Shakespeare and the Alchemy of Gender blends aspects of Wolpe and her Jewish family's history along with her favorite parts from Shakespeare. The show is dedicated to her father, Hans Wolpe, who fought Nazis and later became an academic in America. Hans Wolpe's family was killed at Auschwitz, and he committed suicide when Lisa was age four. According to Wolpe, she contemplated the ghost of her father while performing excerpts from Shakespeare in her show, and, according to one critic, the search for her father was a means of catharsis.
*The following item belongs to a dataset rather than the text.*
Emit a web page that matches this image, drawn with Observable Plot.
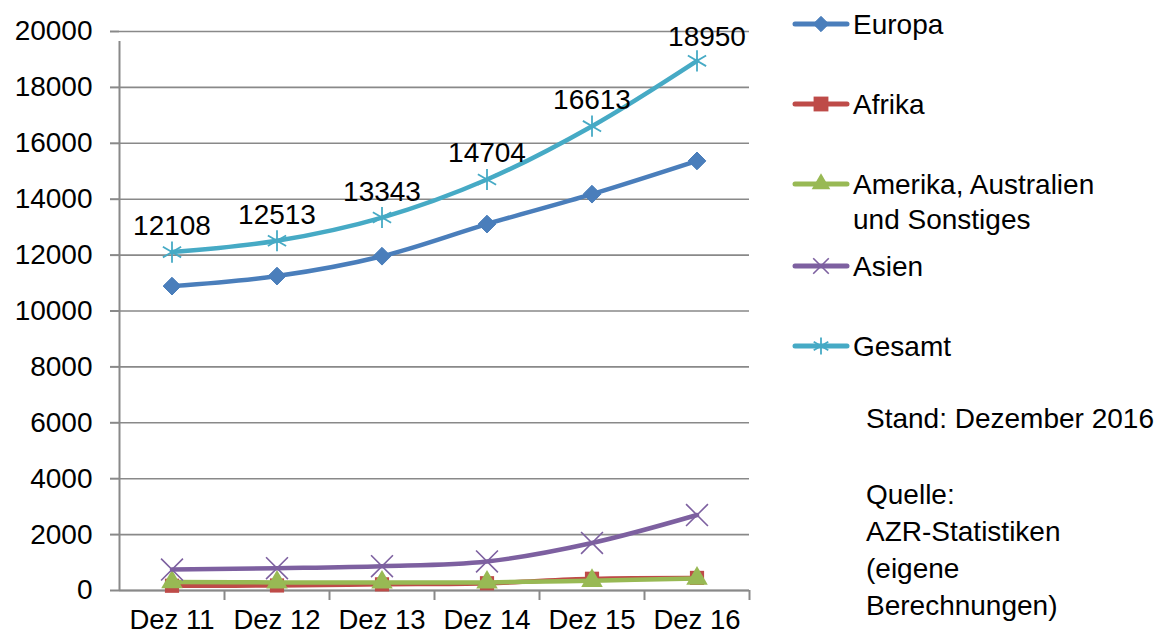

Wolpe performed Shakespeare and the Alchemy of Gender for the Verona, Italy Shakespeare Fringe Festival in 2023. In statements published in the Verona River News, Wolpe said that "there is a huge crackdown on intelligence in the United States. They have defunded education, banning people from reading books; there are television stations that tell lies; and now they are erasing Shakespeare in many places." Wolpe also referred to the apparent banning of Shakespeare in a Miami, Florida school district.

Wolpe, an "acknowledged expert in cross-gender performance" performed the lead character for the New Haven Elm Shakespeare Company's production of Richard III in August 2024. Wolpe's Richard was done in Elizabethan costume without props, crutches, or affectations. Wolpe had also performed Shakespeare and the Alchemy of Gender for the Elm Shakespeare Company earlier in 2024.

== Teaching & outreach ==
In 2015, Wolpe established the TranShakespeare workshop and worked in collaboration with King's College, London and the Young Vic theater. Goals of the project were "re-gendering, gender blending, and cross-gendering of Shakespeare internationally." The two-week workshop involved the efforts of around 36 directors, dramaturgs, and actors.

During the "pandemic year," Wolpe taught, acted, and directed Shakespeare in more than twenty universities and festivals including Boston University, the University of Arizona, the Great River Shakespeare Festival, and the Prague Shakespeare Company.

In 2026, Wolpe's work will be archived within the Shakespeare Institute in Stratford to help honor a year devoted to "Shakespeare's Sisters".